Looking ahead, Amanda said the affiliate industry will be tested over the next two years, but in a positive way. Operators are becoming better at measuring before they pay. They are asking whether an affiliate relationship truly earns its commission, or whether the operator is paying for players it might have acquired anyway.
This may split the market into two groups. Affiliates that generate genuine traffic and high-intent players will continue to be valuable. Programs that cannot prove their contribution may struggle.
“The programs that will win over the next two years are the ones who can prove they earn their contribution.”
Amanda pointed to two major technological shifts. The first is the move from reactive to predictive analysis. Operators want to know which players are likely to churn and which high-intent players are likely to keep generating revenue.
The second shift is AI automation. However, Amanda warned that AI only works properly when the data foundation is honest and trustworthy. Without that foundation, automation can scale bad decisions instead of improving them.
“AI on data which is not honest and trustworthy, if you don't have the solid foundation, AI automation will only industrialize bad decisions.”
Amanda connected these trends back to NetRefer’s values: clear, fair, and trusted. For NetRefer, these values are strongly linked to data. Clear data shows what is happening. Fair data helps operators understand what they should pay for.
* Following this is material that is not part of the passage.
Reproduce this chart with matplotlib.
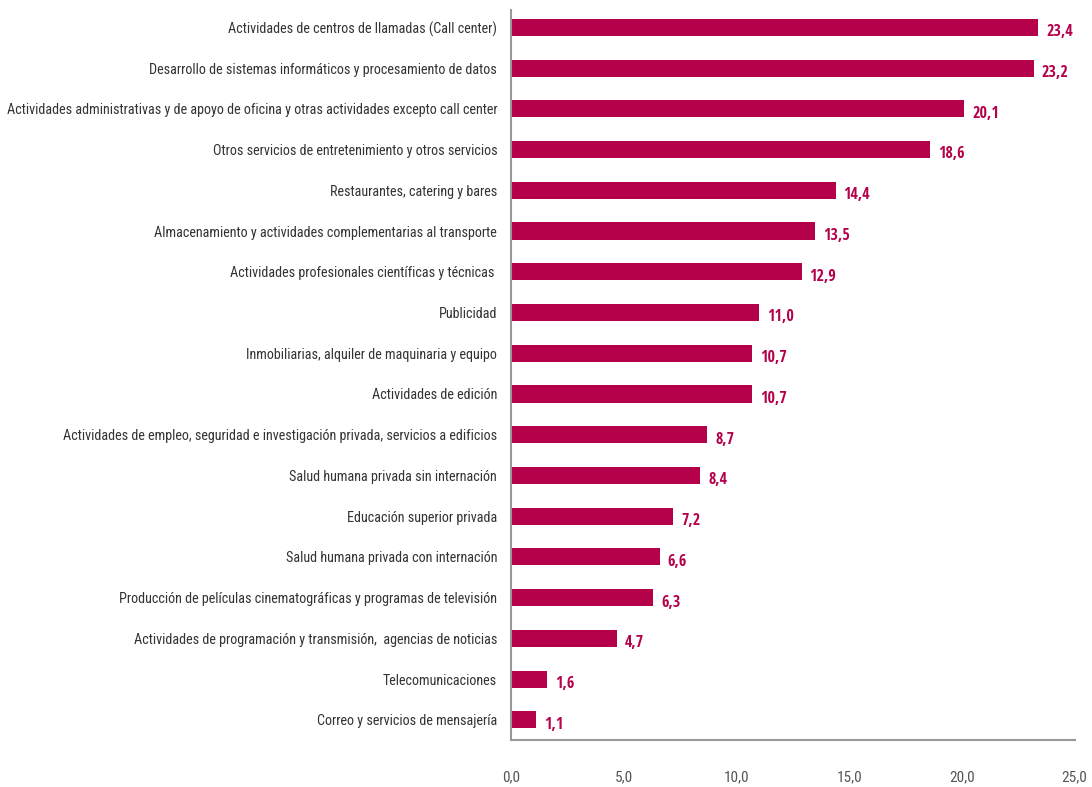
import matplotlib.pyplot as plt

# Datos
sectores = [
    "Actividades de centros de llamadas (Call center)",
    "Desarrollo de sistemas informáticos y procesamiento de datos",
    "Actividades administrativas y de apoyo de oficina y otras actividades excepto call center",
    "Otros servicios de entretenimiento y otros servicios",
    "Restaurantes, catering y bares",
    "Almacenamiento y actividades complementarias al transporte",
    "Actividades profesionales científicas y técnicas ",
    "Publicidad",
    "Inmobiliarias, alquiler de maquinaria y equipo",
    "Actividades de edición",
    "Actividades de empleo, seguridad e investigación privada, servicios a edificios",
    "Salud humana privada sin internación",
    "Educación superior privada",
    "Salud humana privada con internación",
    "Producción de películas cinematográficas y programas de televisión",
    "Actividades de programación y transmisión,  agencias de noticias",
    "Telecomunicaciones",
    "Correo y servicios de mensajería",
]
valores = [23.4, 23.2, 20.1, 18.6, 14.4, 13.5, 12.9, 11.0, 10.7, 10.7,
           8.7, 8.4, 7.2, 6.6, 6.3, 4.7, 1.6, 1.1]
ticks_x = [0, 5, 10, 15, 20, 25]

plt.rcParams['font.family'] = ['Roboto Condensed', 'DejaVu Sans']

color = "#B5004A"

fig = plt.figure(figsize=(10.92, 7.87), dpi=100)
ax = fig.add_axes([0.468, 0.06, 0.516, 0.927])

pos = list(range(len(valores)))
ax.barh(pos, valores, height=0.42, color=color)

for p, v in zip(pos, valores):
    ax.text(v + 0.35, p + 0.12, f"{v:.1f}".replace(".", ","), va="center", ha="left",
            color=color, fontsize=11.5, fontweight="bold",
            family=['Open Sans Condensed', 'Roboto Condensed', 'DejaVu Sans'])

ax.set_ylim(17.49, -0.42)
ax.set_xlim(0, 25)
ax.set_yticks(pos)
ax.set_yticklabels(sectores, fontsize=10.2, color="#333333")
ax.set_xticks(ticks_x)
ax.set_xticklabels([f"{t:.1f}".replace(".", ",") for t in ticks_x], fontsize=11, color="#555555")
ax.tick_params(axis="both", length=0)
ax.tick_params(axis="y", pad=10)
ax.tick_params(axis="x", pad=22)

for s in ["top", "right"]:
    ax.spines[s].set_visible(False)
for s in ["left", "bottom"]:
    ax.spines[s].set_color("#999999")
    ax.spines[s].set_linewidth(1.5)

fig.savefig("out.png", dpi=100)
Trusted data gives operators a stronger foundation for future decision-making.
As affiliate marketing becomes more measurable and more automated, the ability to define the value of each partner may become one of the most important advantages for operators and affiliate programs.
“Clarity on what is happening, being fair on what you're actually paying, and having a solid background and a solid foundation like our data management platform is all that the operators will ever need more than ever in the future.”